Rosebud? Maybe it’s something he couldn’t get or something he lost
Orson Welles (Citizen Kane, 1941).The absence of the satisfaction hoped for, the continued denial of the desired baby, must in the end lead the small lover to turn away from his hopeless longing
Sigmund Freud (The Dissolution Of the Oedipus Complex, 1924).
Oedipus represents something like a high tide in the development of our capacity for frustration. It’s here that we find Freud’s small hopeless lover washed up on the shoreline, the flotsam and jetsam left with him are the tools he’ll use to get by in this new land. The land before – dwindling to the point where sea melds with horizon – was a life where a completeness of satisfaction seemed obtainable. It’s still out there somewhere.

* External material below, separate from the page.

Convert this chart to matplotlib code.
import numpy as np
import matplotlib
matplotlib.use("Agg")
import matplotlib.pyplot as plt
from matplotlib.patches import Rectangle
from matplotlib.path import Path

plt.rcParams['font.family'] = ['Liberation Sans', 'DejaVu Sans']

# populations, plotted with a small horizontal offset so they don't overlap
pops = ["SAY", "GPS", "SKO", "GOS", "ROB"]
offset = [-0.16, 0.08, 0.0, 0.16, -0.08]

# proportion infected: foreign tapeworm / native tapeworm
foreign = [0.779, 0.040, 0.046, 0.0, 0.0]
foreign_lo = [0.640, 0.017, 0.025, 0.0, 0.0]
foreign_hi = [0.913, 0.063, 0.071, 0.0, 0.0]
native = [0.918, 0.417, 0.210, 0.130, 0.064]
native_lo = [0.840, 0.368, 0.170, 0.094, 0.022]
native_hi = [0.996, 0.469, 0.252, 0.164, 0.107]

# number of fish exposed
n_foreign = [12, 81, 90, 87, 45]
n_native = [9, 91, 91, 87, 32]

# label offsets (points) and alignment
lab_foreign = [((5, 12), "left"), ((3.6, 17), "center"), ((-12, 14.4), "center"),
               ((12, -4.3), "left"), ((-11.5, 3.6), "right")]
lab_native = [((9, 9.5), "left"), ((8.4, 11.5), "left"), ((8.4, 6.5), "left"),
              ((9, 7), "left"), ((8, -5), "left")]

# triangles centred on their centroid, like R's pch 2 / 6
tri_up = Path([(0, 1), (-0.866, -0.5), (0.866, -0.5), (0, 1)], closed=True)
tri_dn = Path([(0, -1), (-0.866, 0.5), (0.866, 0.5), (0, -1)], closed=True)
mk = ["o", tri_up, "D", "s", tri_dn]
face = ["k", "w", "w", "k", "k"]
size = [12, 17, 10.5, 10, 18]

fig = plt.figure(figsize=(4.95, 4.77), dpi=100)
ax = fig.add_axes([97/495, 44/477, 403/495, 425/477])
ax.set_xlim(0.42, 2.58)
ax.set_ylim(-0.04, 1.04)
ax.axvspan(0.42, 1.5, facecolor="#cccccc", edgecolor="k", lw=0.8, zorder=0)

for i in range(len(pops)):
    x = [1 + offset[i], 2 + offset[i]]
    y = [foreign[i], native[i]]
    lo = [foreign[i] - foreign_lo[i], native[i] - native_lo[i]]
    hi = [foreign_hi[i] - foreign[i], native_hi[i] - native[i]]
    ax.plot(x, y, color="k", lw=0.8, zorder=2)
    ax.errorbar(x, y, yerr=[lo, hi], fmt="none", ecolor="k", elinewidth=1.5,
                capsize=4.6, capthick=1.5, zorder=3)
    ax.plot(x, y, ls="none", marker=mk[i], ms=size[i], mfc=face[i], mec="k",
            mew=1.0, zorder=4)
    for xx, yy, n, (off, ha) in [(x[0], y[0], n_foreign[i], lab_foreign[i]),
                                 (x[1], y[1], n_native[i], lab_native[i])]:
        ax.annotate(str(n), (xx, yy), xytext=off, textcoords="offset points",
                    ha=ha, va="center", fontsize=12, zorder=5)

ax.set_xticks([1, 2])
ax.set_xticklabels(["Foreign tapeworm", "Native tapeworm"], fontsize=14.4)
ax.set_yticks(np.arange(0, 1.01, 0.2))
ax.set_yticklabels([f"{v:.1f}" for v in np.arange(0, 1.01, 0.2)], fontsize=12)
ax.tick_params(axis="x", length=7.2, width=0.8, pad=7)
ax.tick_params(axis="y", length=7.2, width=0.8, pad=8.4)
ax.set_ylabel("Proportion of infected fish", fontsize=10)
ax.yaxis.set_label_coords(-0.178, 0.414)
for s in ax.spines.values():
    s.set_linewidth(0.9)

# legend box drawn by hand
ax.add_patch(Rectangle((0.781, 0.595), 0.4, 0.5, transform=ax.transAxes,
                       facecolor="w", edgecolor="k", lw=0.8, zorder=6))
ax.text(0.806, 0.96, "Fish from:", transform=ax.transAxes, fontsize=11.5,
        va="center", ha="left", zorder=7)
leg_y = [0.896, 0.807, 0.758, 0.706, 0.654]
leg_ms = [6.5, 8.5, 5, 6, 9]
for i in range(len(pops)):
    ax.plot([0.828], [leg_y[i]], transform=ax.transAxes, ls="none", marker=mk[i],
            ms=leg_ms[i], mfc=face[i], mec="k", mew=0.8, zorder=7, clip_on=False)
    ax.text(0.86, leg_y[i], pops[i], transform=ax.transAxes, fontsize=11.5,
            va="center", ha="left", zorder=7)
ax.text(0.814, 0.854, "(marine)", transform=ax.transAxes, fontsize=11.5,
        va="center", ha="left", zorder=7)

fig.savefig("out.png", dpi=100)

Frustration—which in this essay I use as a polite word for oedipal rage—has an impressive provenance in psychoanalytic thinking. If we weren’t frustrated Freud’s entire theory wouldn’t get going. As Adam Phillips points out; ‘without incestuous desire the Freudian unconscious doesn’t make sense, the unacceptable has to start somewhere and it’s incest that sets it off.’ (Phillips, 1995: 10). In Freud’s scheme also, it is frustration that leads the small hopeless lover to accept reality over hoped for pleasure, establish a superego. Klein and Bion considered the ability to bear frustration, (to not do something terrible with our oedipal longings like have a jealous rage), was what enables a thinking capacity, to make connections and links, to not go mad. Our experience of frustration, which can be so maddening, might be something that saves us from insanity.This begins to sound like a cautionary tale; keep taking the medicine rather than suffer even worse consequences—castration, murder, madness. Perhaps frustration, this fundamental human experience that Freud in his Project (1950) suggests has to be felt in order to survive, has something more attractive going for it. Perhaps their betrayal of us, (our parents), our wretched casting out by them, has another function. Feeling frustrated – which here seems to be at best about being led astray, at worst duped – has another function. It’s not just about avoiding catastrophe, it’s also about the potential for pleasure; we have to be frustrated because without frustration how can we experience hope? Hope is a precondition for frustration; you have to want something to feel frustrated by not getting it. So a life that avoids frustration may also be a life that avoids hope.